The man responsible for stealing millions of dollars' worth of cryptocurrency mining equipment in Iceland has been sentenced to four and a half years in jail for his crimes.
According to local media reports published this week, Sindri Þór Stefánsson was awarded his jail term after being returned to Iceland following a bold escape attempt.
Last year, law enforcement investigated the theft of equipment stolen from three data centers in the country. In total, roughly 600 systems had been taken in separate heists.
Iceland has been encouraging businesses to host their data centers in the country for years. The country's hydroelectric power, low energy costs, and cold temperatures are an ideal combination for data centers and data storage, and within the past few years, cryptocurrency operations -- which require hefty energy usage -- have become common.
Worth close to $2 million at the time, the stolen mining rigs equipped with the hardware required to mine for Bitcoin (BTC), a feat often beyond the capabilities of standard PCs today.
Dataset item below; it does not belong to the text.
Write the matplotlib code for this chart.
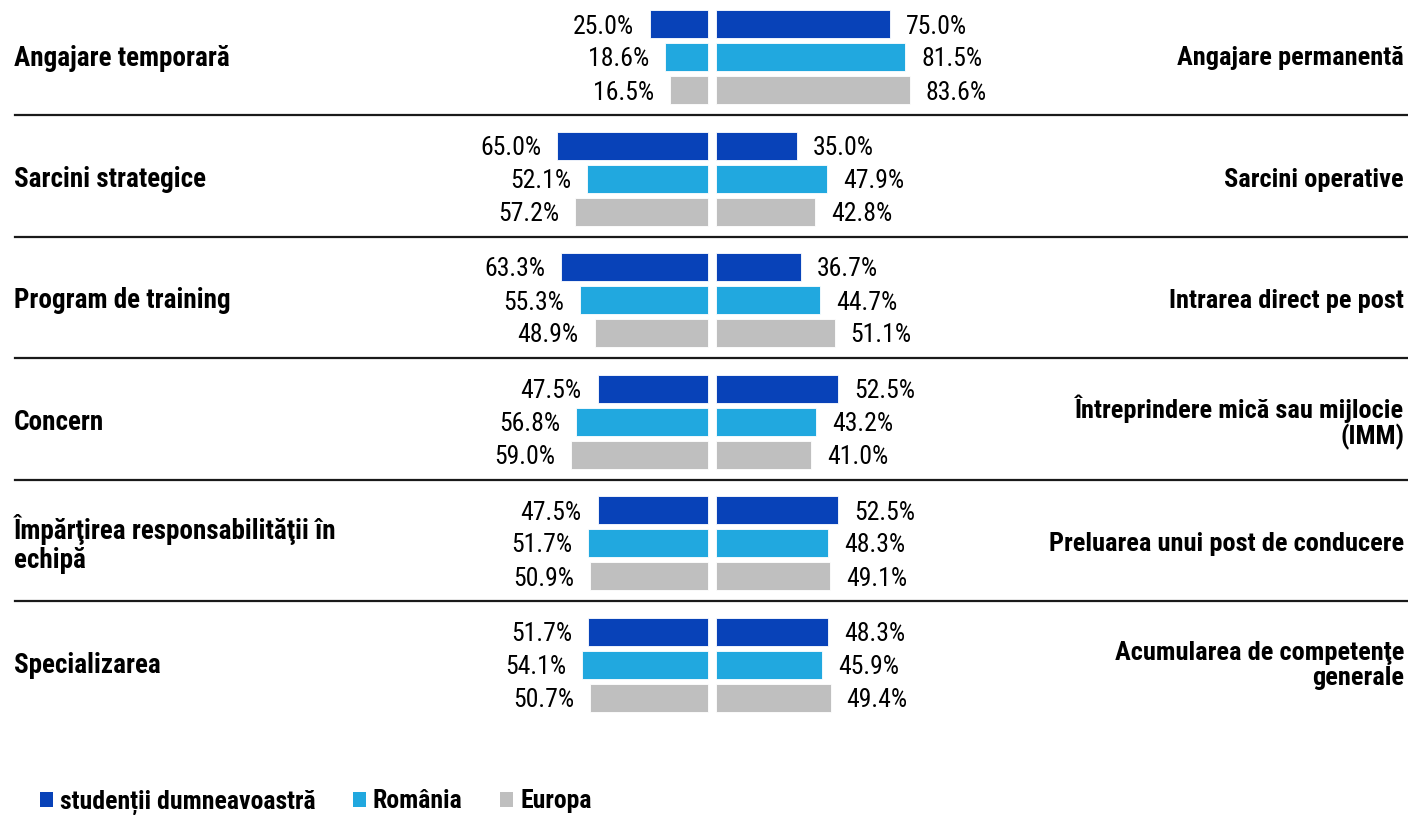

Iceland has a population of roughly 340,000 and a low crime rate, and so the audacious theft was closely watched by the general public.
In total, a police investigation led to eleven individuals being arrested and seven of those were charged.
Stefánsson was among those charged and was given the most severe sentence. While others involved in the theft have or are serving terms ranging from six months to two and a half years, the man was not happy to stay in low-security prison while being detained and waiting for his day in court, and so decided to go for a wander.
According to the New York Times, escape was easy -- in fact, Stefánsson booked a flight on his phone while in the prison, hopped out of the window, flagged down a taxi, made his way to the airport, and boarded a flight to Stockholm.
In an amusing twist of fate, Iceland's Prime Minister Katrin Jakobsdottir was reportedly on the same flight as the criminal made his getaway.
However, Stefánsson was later captured after making his way to Amsterdam and returned to Iceland to serve out his term.
Advania, the company whose systems were stolen, has received roughly $270,000 in compensation, but the missing mining rigs have never been recovered.